Please transcribe the data below exactly. Leave the pictures out.
****************************************
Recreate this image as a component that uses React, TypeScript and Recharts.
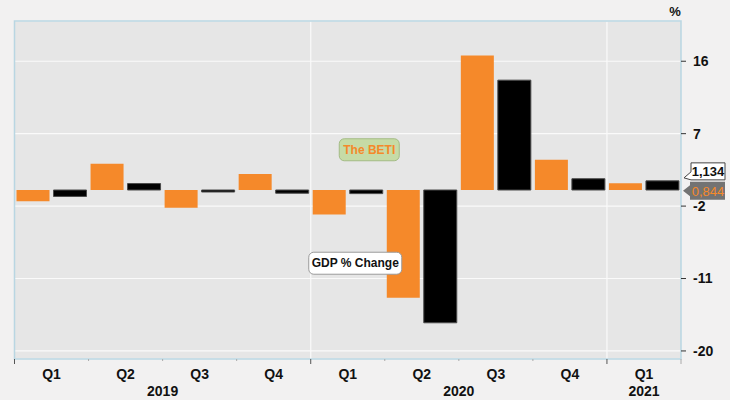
import {
  BarChart,
  Bar,
  XAxis,
  YAxis,
  CartesianGrid,
  ReferenceArea,
  ReferenceLine,
  ReferenceDot,
} from "recharts";

const quarters = ["Q1", "Q2", "Q3", "Q4", "Q1", "Q2", "Q3", "Q4", "Q1"];
const years = ["2019", "2019", "2019", "2019", "2020", "2020", "2020", "2020", "2021"];
const betiChange = [-1.4, 3.25, -2.2, 2.0, -3.05, -13.4, 16.7, 3.75, 0.844];
const gdpChange = [-0.8, 0.8, -0.25, -0.4, -0.45, -16.5, 13.65, 1.4, 1.134];
const yTicks = [-20, -11, -2, 7, 16];

const ORANGE = "#f5892a";
const FONT = '"Liberation Sans", Arial, sans-serif';

const data = quarters.map((q, i) => ({
  key: `${years[i]} ${q}`,
  beti: betiChange[i],
  gdp: gdpChange[i],
}));

// index where a new year starts
const yearStarts = years
  .map((y, i) => (i === 0 || years[i - 1] !== y ? i : -1))
  .filter((i) => i >= 0);

// center of each year group, in category units
const yearCenters = yearStarts.map((start, k) => {
  const end = k + 1 < yearStarts.length ? yearStarts[k + 1] - 1 : years.length - 1;
  return { label: years[start], center: (start + end) / 2 };
});

function QuarterTick(props: any) {
  const { x, y, payload, width } = props;
  const i = payload?.index ?? props.index;
  const band = (width || 666) / quarters.length;
  const isYearStart = yearStarts.includes(i);
  const left = x - band / 2;
  const yearLabel = yearCenters.find((c) => Math.floor(c.center) === i);
  return (
    <g>
      <line
        x1={left}
        x2={left}
        y1={y}
        y2={y + (isYearStart ? 5 : 2)}
        stroke={isYearStart ? "#555" : "#aaa"}
      />
      {i === quarters.length - 1 && (
        <line x1={x + band / 2} x2={x + band / 2} y1={y} y2={y + 5} stroke="#aaa" />
      )}
      <text
        x={x}
        y={y + 20}
        textAnchor="middle"
        fontFamily={FONT}
        fontWeight="bold"
        fontSize={14}
        fill="#111"
      >
        {quarters[i]}
      </text>
      {yearLabel && (
        <text
          x={x + (yearLabel.center - i) * band}
          y={y + 37}
          textAnchor="middle"
          fontFamily={FONT}
          fontWeight="bold"
          fontSize={14}
          fill="#111"
        >
          {yearLabel.label}
        </text>
      )}
    </g>
  );
}

function GdpCallout(props: any) {
  const { viewBox } = props;
  const x = viewBox.x + viewBox.width;
  const y = viewBox.y;
  return (
    <g>
      <path
        d={`M${x + 10},${y - 18} L${x + 44},${y - 18} L${x + 44},${y - 1} L${x + 10},${y - 1} L${x + 3},${y - 3} L${x + 10},${y - 9} Z`}
        fill="#fff"
        stroke="#444"
        strokeWidth={1}
      />
      <text x={x + 27} y={y - 5} textAnchor="middle" fontFamily={FONT} fontWeight="bold" fontSize={13} fill="#111">
        1,134
      </text>
    </g>
  );
}

function BetiCallout(props: any) {
  const { viewBox } = props;
  const x = viewBox.x + viewBox.width;
  const y = viewBox.y;
  return (
    <g>
      <path
        d={`M${x + 9},${y - 1.5} L${x + 44},${y - 1.5} L${x + 44},${y + 16.5} L${x + 9},${y + 16.5} L${x + 9},${y + 13} L${x + 2},${y + 7.5} L${x + 9},${y + 2} Z`}
        fill="#737373"
      />
      <text x={x + 27} y={y + 12.5} textAnchor="middle" fontFamily={FONT} fontSize={13} fill={ORANGE}>
        0,844
      </text>
    </g>
  );
}

function BetiTag(props: any) {
  const { viewBox } = props;
  const cx = viewBox.x + 21.5;
  const cy = viewBox.y;
  return (
    <g>
      <rect x={cx - 30} y={cy - 11} width={60} height={22} rx={5} fill="#c6dba6" stroke="#a3bb85" />
      <text x={cx} y={cy + 4} textAnchor="middle" fontFamily={FONT} fontWeight="bold" fontSize={12} fill={ORANGE}>
        The BETI
      </text>
    </g>
  );
}

function GdpTag(props: any) {
  const { viewBox } = props;
  const cx = viewBox.x + 7.5;
  const cy = viewBox.y;
  return (
    <g>
      <rect x={cx - 46.5} y={cy - 11} width={93} height={22} rx={5} fill="#fff" stroke="#9a9a9a" />
      <text x={cx} y={cy + 4} textAnchor="middle" fontFamily={FONT} fontWeight="bold" fontSize={12} fill="#111">
        GDP % Change
      </text>
    </g>
  );
}

function PercentLabel(props: any) {
  const { viewBox } = props;
  return (
    <text
      x={viewBox.x - 6}
      y={viewBox.y - 5}
      textAnchor="middle"
      fontFamily={FONT}
      fontWeight="bold"
      fontSize={13}
      fill="#111"
    >
      %
    </text>
  );
}

export default function App() {
  return (
    <div style={{ position: "absolute", left: 0, top: 0, width: 730, height: 400, background: "#f2f1f1" }}>
      <BarChart
        width={730}
        height={400}
        data={data}
        margin={{ top: 21, right: 0, bottom: 0, left: 14.5 }}
        barCategoryGap={2}
        barGap={4}
      >
        <CartesianGrid
          fill="#e6e6e6"
          stroke="#fafafa"
          strokeWidth={1.2}
          verticalCoordinatesGenerator={({ offset }: any) =>
            yearStarts
              .filter((i) => i > 0)
              .map((i) => offset.left + (offset.width * i) / quarters.length)
          }
        />
        <XAxis
          dataKey="key"
          height={41}
          axisLine={false}
          tickLine={false}
          tickSize={0}
          tickMargin={0}
          interval={0}
          tick={<QuarterTick />}
        />
        <YAxis
          orientation="right"
          width={49}
          domain={[-21, 21]}
          ticks={yTicks}
          axisLine={false}
          tickSize={5}
          tickMargin={7}
          tickLine={{ stroke: "#333" }}
          tick={{ fill: "#111", fontSize: 14, fontWeight: "bold", fontFamily: FONT }}
          label={<PercentLabel />}
        />
        <ReferenceArea y1={-21} y2={21} fill="none" stroke="#b9d6e2" strokeWidth={1.5} />
        <Bar dataKey="beti" fill={ORANGE} isAnimationActive={false} />
        <Bar dataKey="gdp" fill="#000" stroke="#4a4a4a" strokeWidth={1} isAnimationActive={false} />
        <ReferenceDot x="2020 Q1" y={5} r={0} fill="none" stroke="none" label={<BetiTag />} />
        <ReferenceDot x="2020 Q1" y={-9.1} r={0} fill="none" stroke="none" label={<GdpTag />} />
        <ReferenceLine y={gdpChange[gdpChange.length - 1]} stroke="none" label={<GdpCallout />} />
        <ReferenceLine y={betiChange[betiChange.length - 1]} stroke="none" label={<BetiCallout />} />
      </BarChart>
    </div>
  );
}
****************************************
## RESULT FOR THIS EXERCISE:
Recreate this image as a component that uses React, TypeScript and Recharts.
import {
  BarChart,
  Bar,
  XAxis,
  YAxis,
  CartesianGrid,
  ReferenceArea,
  ReferenceLine,
  ReferenceDot,
} from "recharts";

const quarters = ["Q1", "Q2", "Q3", "Q4", "Q1", "Q2", "Q3", "Q4", "Q1"];
const years = ["2019", "2019", "2019", "2019", "2020", "2020", "2020", "2020", "2021"];
const betiChange = [-1.4, 3.25, -2.2, 2.0, -3.05, -13.4, 16.7, 3.75, 0.844];
const gdpChange = [-0.8, 0.8, -0.25, -0.4, -0.45, -16.5, 13.65, 1.4, 1.134];
const yTicks = [-20, -11, -2, 7, 16];

const ORANGE = "#f5892a";
const FONT = '"Liberation Sans", Arial, sans-serif';

const data = quarters.map((q, i) => ({
  key: `${years[i]} ${q}`,
  beti: betiChange[i],
  gdp: gdpChange[i],
}));

// index where a new year starts
const yearStarts = years
  .map((y, i) => (i === 0 || years[i - 1] !== y ? i : -1))
  .filter((i) => i >= 0);

// center of each year group, in category units
const yearCenters = yearStarts.map((start, k) => {
  const end = k + 1 < yearStarts.length ? yearStarts[k + 1] - 1 : years.length - 1;
  return { label: years[start], center: (start + end) / 2 };
});

function QuarterTick(props: any) {
  const { x, y, payload, width } = props;
  const i = payload?.index ?? props.index;
  const band = (width || 666) / quarters.length;
  const isYearStart = yearStarts.includes(i);
  const left = x - band / 2;
  const yearLabel = yearCenters.find((c) => Math.floor(c.center) === i);
  return (
    <g>
      <line
        x1={left}
        x2={left}
        y1={y}
        y2={y + (isYearStart ? 5 : 2)}
        stroke={isYearStart ? "#555" : "#aaa"}
      />
      {i === quarters.length - 1 && (
        <line x1={x + band / 2} x2={x + band / 2} y1={y} y2={y + 5} stroke="#aaa" />
      )}
      <text
        x={x}
        y={y + 20}
        textAnchor="middle"
        fontFamily={FONT}
        fontWeight="bold"
        fontSize={14}
        fill="#111"
      >
        {quarters[i]}
      </text>
      {yearLabel && (
        <text
          x={x + (yearLabel.center - i) * band}
          y={y + 37}
          textAnchor="middle"
          fontFamily={FONT}
          fontWeight="bold"
          fontSize={14}
          fill="#111"
        >
          {yearLabel.label}
        </text>
      )}
    </g>
  );
}

function GdpCallout(props: any) {
  const { viewBox } = props;
  const x = viewBox.x + viewBox.width;
  const y = viewBox.y;
  return (
    <g>
      <path
        d={`M${x + 10},${y - 18} L${x + 44},${y - 18} L${x + 44},${y - 1} L${x + 10},${y - 1} L${x + 3},${y - 3} L${x + 10},${y - 9} Z`}
        fill="#fff"
        stroke="#444"
        strokeWidth={1}
      />
      <text x={x + 27} y={y - 5} textAnchor="middle" fontFamily={FONT} fontWeight="bold" fontSize={13} fill="#111">
        1,134
      </text>
    </g>
  );
}

function BetiCallout(props: any) {
  const { viewBox } = props;
  const x = viewBox.x + viewBox.width;
  const y = viewBox.y;
  return (
    <g>
      <path
        d={`M${x + 9},${y - 1.5} L${x + 44},${y - 1.5} L${x + 44},${y + 16.5} L${x + 9},${y + 16.5} L${x + 9},${y + 13} L${x + 2},${y + 7.5} L${x + 9},${y + 2} Z`}
        fill="#737373"
      />
      <text x={x + 27} y={y + 12.5} textAnchor="middle" fontFamily={FONT} fontSize={13} fill={ORANGE}>
        0,844
      </text>
    </g>
  );
}

function BetiTag(props: any) {
  const { viewBox } = props;
  const cx = viewBox.x + 21.5;
  const cy = viewBox.y;
  return (
    <g>
      <rect x={cx - 30} y={cy - 11} width={60} height={22} rx={5} fill="#c6dba6" stroke="#a3bb85" />
      <text x={cx} y={cy + 4} textAnchor="middle" fontFamily={FONT} fontWeight="bold" fontSize={12} fill={ORANGE}>
        The BETI
      </text>
    </g>
  );
}

function GdpTag(props: any) {
  const { viewBox } = props;
  const cx = viewBox.x + 7.5;
  const cy = viewBox.y;
  return (
    <g>
      <rect x={cx - 46.5} y={cy - 11} width={93} height={22} rx={5} fill="#fff" stroke="#9a9a9a" />
      <text x={cx} y={cy + 4} textAnchor="middle" fontFamily={FONT} fontWeight="bold" fontSize={12} fill="#111">
        GDP % Change
      </text>
    </g>
  );
}

function PercentLabel(props: any) {
  const { viewBox } = props;
  return (
    <text
      x={viewBox.x - 6}
      y={viewBox.y - 5}
      textAnchor="middle"
      fontFamily={FONT}
      fontWeight="bold"
      fontSize={13}
      fill="#111"
    >
      %
    </text>
  );
}

export default function App() {
  return (
    <div style={{ position: "absolute", left: 0, top: 0, width: 730, height: 400, background: "#f2f1f1" }}>
      <BarChart
        width={730}
        height={400}
        data={data}
        margin={{ top: 21, right: 0, bottom: 0, left: 14.5 }}
        barCategoryGap={2}
        barGap={4}
      >
        <CartesianGrid
          fill="#e6e6e6"
          stroke="#fafafa"
          strokeWidth={1.2}
          verticalCoordinatesGenerator={({ offset }: any) =>
            yearStarts
              .filter((i) => i > 0)
              .map((i) => offset.left + (offset.width * i) / quarters.length)
          }
        />
        <XAxis
          dataKey="key"
          height={41}
          axisLine={false}
          tickLine={false}
          tickSize={0}
          tickMargin={0}
          interval={0}
          tick={<QuarterTick />}
        />
        <YAxis
          orientation="right"
          width={49}
          domain={[-21, 21]}
          ticks={yTicks}
          axisLine={false}
          tickSize={5}
          tickMargin={7}
          tickLine={{ stroke: "#333" }}
          tick={{ fill: "#111", fontSize: 14, fontWeight: "bold", fontFamily: FONT }}
          label={<PercentLabel />}
        />
        <ReferenceArea y1={-21} y2={21} fill="none" stroke="#b9d6e2" strokeWidth={1.5} />
        <Bar dataKey="beti" fill={ORANGE} isAnimationActive={false} />
        <Bar dataKey="gdp" fill="#000" stroke="#4a4a4a" strokeWidth={1} isAnimationActive={false} />
        <ReferenceDot x="2020 Q1" y={5} r={0} fill="none" stroke="none" label={<BetiTag />} />
        <ReferenceDot x="2020 Q1" y={-9.1} r={0} fill="none" stroke="none" label={<GdpTag />} />
        <ReferenceLine y={gdpChange[gdpChange.length - 1]} stroke="none" label={<GdpCallout />} />
        <ReferenceLine y={betiChange[betiChange.length - 1]} stroke="none" label={<BetiCallout />} />
      </BarChart>
    </div>
  );
}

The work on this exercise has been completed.